Saturday, June 30, 2012

Navy Bean Soup with Kielbasa and Homemade Vegetable Stock



Whenever I make soup, I always buy a couple of those boxes of chicken or vegetable broth from the grocery store. They're a cut above the sodium-laden canned stuff, but lots of cooks swear by making their own. I just never took the time to do it, until now.


I also tend to use canned beans. It's just easier. But lots of cooks swear by the dried kind for delivering better texture and flavor. As a kid, I used to make black bean soup with dried beans, which meant thinking ahead to make sure they soaked overnight. This recipe doesn't require overnight soaking, although you do need 15 minutes of cooking time, plus an hour soak. So while it's still not a quick fix, it doesn't mean dinner is off if you didn't remember to soak the beans before you went to bed.


There's no one right way to make vegetable stock. After all, it's just liquid flavored by vegetables, herbs and seasoning. The possibilities are endless. For mine, I chose fennel as the centerpiece flavor, using both the bulb and the stalks. Potato helps give the stock some body from leaching some of its starch. A hearty blend of herbs adds some refinement and green notes.


Feel free to use less salt if that's something you're concerned about. After I'd added the tablespoon, I was concerned it was too much, but then I did the math and figured out it was only slightly more than the "reduced sodium" brands of broth and way way less than the amount in those dried chicken stock cubes.

When making the soup, I didn't add any herbs, since so many herbs were used to make the stock.

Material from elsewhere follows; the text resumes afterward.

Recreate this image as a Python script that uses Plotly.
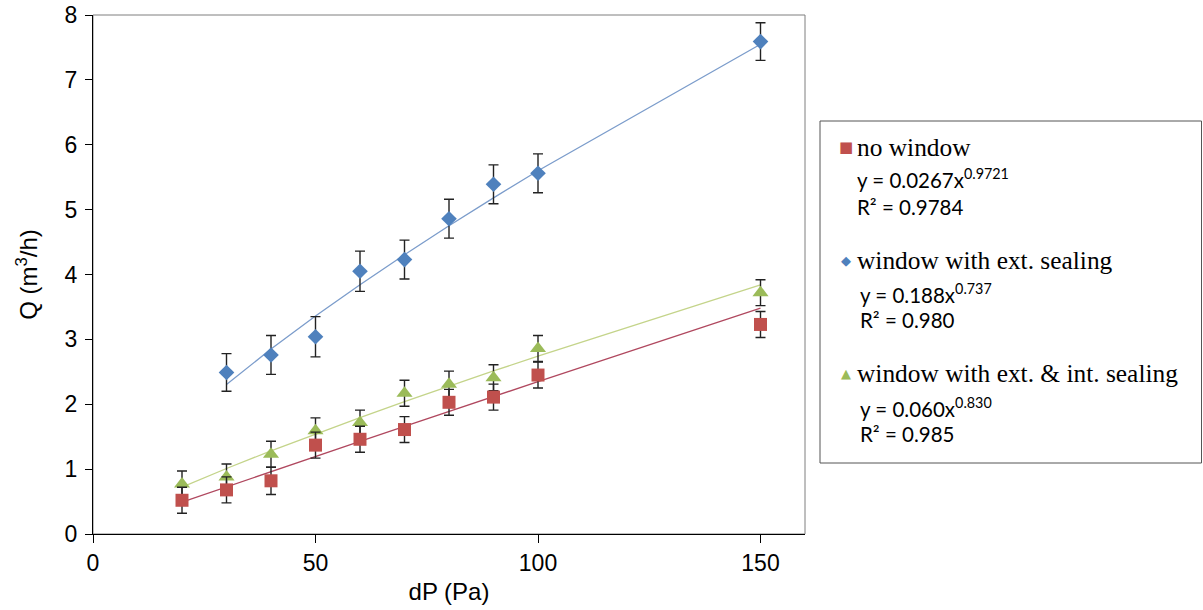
import plotly.graph_objects as go

# ---------------- data ----------------
dp_all = [20, 30, 40, 50, 60, 70, 80, 90, 100, 150]
dp_ext = [30, 40, 50, 60, 70, 80, 90, 100, 150]

q_no_window = [0.52, 0.68, 0.82, 1.37, 1.46, 1.61, 2.03, 2.11, 2.45, 3.23]
err_no_window = [0.20, 0.20, 0.21, 0.20, 0.20, 0.20, 0.20, 0.20, 0.20, 0.20]

q_ext = [2.49, 2.76, 3.04, 4.05, 4.23, 4.86, 5.39, 5.56, 7.59]
err_ext = [0.29, 0.30, 0.31, 0.31, 0.30, 0.30, 0.30, 0.30, 0.29]

q_ext_int = [0.77, 0.88, 1.23, 1.59, 1.72, 2.17, 2.31, 2.41, 2.86, 3.72]
err_ext_int = [0.20, 0.20, 0.20, 0.20, 0.19, 0.20, 0.20, 0.20, 0.20, 0.20]

# power-law trendlines shown in the chart: y = a * x^b  (a, b, R^2)
fit_no_window = (0.0267, 0.9721, 0.9784)
fit_ext = (0.188, 0.737, 0.980)
fit_ext_int = (0.060, 0.830, 0.985)

series_names = ["no window", "window with ext. sealing", "window with ext. & int. sealing"]
x_ticks = [0, 50, 100, 150]
y_ticks = [0, 1, 2, 3, 4, 5, 6, 7, 8]

RED, BLUE, GREEN = "#C0504D", "#4F81BD", "#9BBB59"
RED_LINE, BLUE_LINE, GREEN_LINE = "#B0485F", "#7B9CCB", "#C4D48A"


def trend(xs, fit):
    a, b, _ = fit
    return [a * x ** b for x in xs]


fig = go.Figure()

# trendlines
fig.add_trace(go.Scatter(x=dp_ext, y=trend(dp_ext, fit_ext), mode="lines",
                         line=dict(color=BLUE_LINE, width=1.3), showlegend=False, hoverinfo="skip"))
fig.add_trace(go.Scatter(x=dp_all, y=trend(dp_all, fit_ext_int), mode="lines",
                         line=dict(color=GREEN_LINE, width=1.3), showlegend=False, hoverinfo="skip"))
fig.add_trace(go.Scatter(x=dp_all, y=trend(dp_all, fit_no_window), mode="lines",
                         line=dict(color=RED_LINE, width=1.3), showlegend=False, hoverinfo="skip"))

err_style = dict(type="data", color="#222222", thickness=1.4, width=5)

fig.add_trace(go.Scatter(x=dp_ext, y=q_ext, mode="markers", name=series_names[1],
                         marker=dict(symbol="diamond", size=12, color=BLUE),
                         error_y=dict(array=err_ext, **err_style), showlegend=False))
fig.add_trace(go.Scatter(x=dp_all, y=q_ext_int, mode="markers", name=series_names[2],
                         marker=dict(symbol="triangle-up", size=14, color=GREEN),
                         error_y=dict(array=err_ext_int, **err_style), showlegend=False))
fig.add_trace(go.Scatter(x=dp_all, y=q_no_window, mode="markers", name=series_names[0],
                         marker=dict(symbol="square", size=13, color=RED),
                         error_y=dict(array=err_no_window, **err_style), showlegend=False))

# plot geometry (pixels)
L, R, T, B = 93, 805, 15, 534
W, H = 1203, 610
PW, PH = R - L, B - T


def px(xp):
    return (xp - L) / PW


def py(yp):
    return (B - yp) / PH


annotations = []
shapes = []

# plot area border
shapes.append(dict(type="rect", xref="paper", yref="paper", x0=0, x1=1, y0=0, y1=1,
                   line=dict(color="#7F7F7F", width=1), layer="below"))
# legend box
shapes.append(dict(type="rect", xref="paper", yref="paper", x0=px(820), x1=px(1201.5),
                   y0=py(463), y1=py(121), line=dict(color="#555555", width=1), layer="below"))

SERIF = "Liberation Serif"
SANS = "Lato"

legend_rows = [
    (series_names[0], "■", RED, 15, 147, 857, fit_no_window, "%.4f", "%.4f", "%.4f", 178, 207),
    (series_names[1], "◆", BLUE, 13, 260, 860, fit_ext, "%.3f", "%.3f", "%.3f", 293, 320),
    (series_names[2], "▲", GREEN, 13, 373, 860, fit_ext_int, "%.3f", "%.3f", "%.3f", 407, 434),
]
for name, sym, col, ssize, yrow, xeq, fit, fa, fb, fr, yeq, yr2 in legend_rows:
    annotations.append(dict(xref="paper", yref="paper", x=px(846), y=py(yrow), text=sym,
                            showarrow=False, xanchor="center", yanchor="middle",
                            font=dict(family="DejaVu Sans", size=ssize, color=col)))
    annotations.append(dict(xref="paper", yref="paper", x=px(855), y=py(yrow), text=name,
                            showarrow=False, xanchor="left", yanchor="middle",
                            font=dict(family=SERIF, size=25.4, color="black")))
    a, b, r2 = fit
    eq = "y = " + (fa % a) + "x<sup>" + (fb % b) + "</sup>"
    annotations.append(dict(xref="paper", yref="paper", x=px(xeq - 2), y=py(yeq), text=eq,
                            showarrow=False, xanchor="left", yanchor="middle",
                            font=dict(family=SANS, size=20.5, color="black")))
    annotations.append(dict(xref="paper", yref="paper", x=px(xeq - 2), y=py(yr2),
                            text="R² = " + (fr % r2),
                            showarrow=False, xanchor="left", yanchor="middle",
                            font=dict(family=SANS, size=20.5, color="black")))

axis_font = dict(family="Liberation Sans", size=23, color="black")

fig.update_layout(
    width=W, height=H,
    margin=dict(l=L, r=W - R, t=T, b=H - B, pad=0, autoexpand=False),
    paper_bgcolor="white", plot_bgcolor="white",
    showlegend=False,
    shapes=shapes, annotations=annotations,
    xaxis=dict(range=[0, 160], tickvals=x_ticks, ticktext=[str(v) for v in x_ticks],
               automargin=False,
               showgrid=False, zeroline=False, showline=True, linecolor="black", linewidth=1,
               ticks="outside", ticklen=8, tickcolor="black", tickfont=axis_font,
               title=dict(text="dP (Pa)", font=dict(family="Liberation Sans", size=24, color="black"),
                          standoff=8)),
    yaxis=dict(range=[0, 8], tickvals=y_ticks, ticktext=[str(v) for v in y_ticks],
               automargin=False, ticklabelstandoff=3,
               showgrid=False, zeroline=False, showline=True, linecolor="black", linewidth=1,
               ticks="outside", ticklen=7, tickcolor="black", tickfont=axis_font,
               title=dict(text="Q (m<sup>3</sup>/h)",
                          font=dict(family="Liberation Sans", size=24, color="black"), standoff=20)),
)

fig.write_html("out.html", config={"displayModeBar": False},
               post_script="document.body.style.margin='0';")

You certainly could finish the soup with a sprinkle of chopped Italian parsley or fennel fronds, for example.

Navy Bean Soup with Kielbasa and Homemade Vegetable Stock
Inspired by Navy Bean Soup, Food Network

1 lb. dried navy beans, rinsed and picked over
2 tbsp. olive oil
1 fennel bulb, chopped
3 garlic cloves, smashed (i.e. hit with the flat side of a chef's knife)
2 small or 1 large sweet onion, chopped
1 tomato, chopped
1 kielbasa sausage, cut into 1/4-inch slices
1/2 tsp. smoked paprika
6 cups of vegetable stock, see recipe below (plus extra stock or water to cover vegetables if needed)

1. Place beans in a large (4-quart) saucepan covered with 2 inches of water. Bring to boil then reduce heat and simmer for about 5 minutes. Remove from heat, cover and let sit for an hour. Drain before adding to soup pot.

2. In dutch over or other large pot, heat olive oil over medium heat. Add fennel, garlic and onions and sauté until softened and starting to take on some color. Add the tomatoes and kielbasa, and continue cooking a couple minutes. Add the cooked, drained beans, smoked paprika and the vegetable stock, adding extra stock or water if needed to cover the ingredients. Bring to boil, reduce heat, cover and simmer gently for about 60 to 90 minutes until the beans are tender.

3. If desired, stick an immersion blender in the soup and pulse a few times to thicken it. Taste and adjust seasoning before serving.

Vegetable Stock
(makes 6 cups)

10 cups of water
1 whole fennel, bulb cored and chopped, stalks chopped (use fronds too if desired)
1 large sweet onion, chopped (include onion greens if you have them)
2 carrots, chopped
3 garlic cloves, crushed
1 russet potato, peeled and cubed
Mix of hearty herbs (rosemary, Italian parsley, lemon thyme), added whole or coarsely chopped
1 tbsp. salt
Pepper to taste

1. Add all ingredients to a large pot. Bring to boil then reduce heat and simmer, covered, for about 2 hours. Strain the liquid and refrigerate until ready to use.

1 comment:

  1. I love when you make soup and I'm glad you do it, even in the summertime. This one was really good.